Another effect of that four-line lucky shot in the Chronicle was an event of the sort supposed to happen only in fiction. One day a letter reached me from the San Francisco Examiner, bearing the signature of its managing editor, Edmond D. Coblentz (no relation of mine, despite his name). He mentioned the poem in the Chronicle, and stated that if I should drop into his office sometime when I happened to be in the vicinity, he would be pleased to meet me.
Needless to say, it was not long before I “happened to be” in the vicinity. But when I stepped in to visit Mr. Coblentz, it was with more trepidation than joy. I was greeted by a round-faced middle-aged man, more than half bald, with a genial smile and a rather business-like manner; he was something of a legend in the city, and was much liked by his associates, among whom he was familiarly known as “Cobby.” He received me pleasantly, and after a brief talk, asked my plans and purposes upon my graduation from college. I acknowledged that my plans and purposes were a little hazy, except that I intended to follow a writing career after getting my Master’s degree in English at the Summer Session at Berkeley. Meanwhile, however, some of my relations were trying to induce me to take up teaching as a means of support, but the idea fired me with no great eagerness.
“Cobby” smiled.
“Well, you go on, finish your schooling—get your degree,” he advised. “Then, if you’re looking for a job, step in here again—we’ll see what we can do for you.”

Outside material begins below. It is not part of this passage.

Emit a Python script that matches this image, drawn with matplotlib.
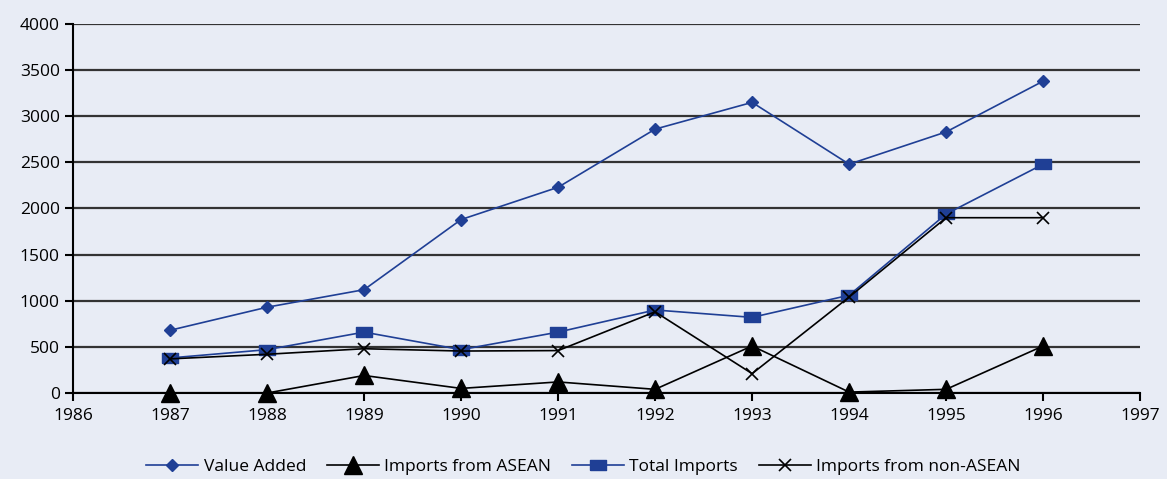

The telephone rang; he snapped up the receiver, and mumbled into it. Someone came in with a rush, and slapped a paper down on his desk. Through the half-open door, the city editor could be heard bawling at a reporter. “Cobby” had barely put down the receiver when the telephone started clanging again. I could do no more than snatch at his hand, mutter a word of thanks, and leave.
But I left in a dazed and altered world. The walls about me were reeling; flashes of unexpected brilliance dazzled my eyes.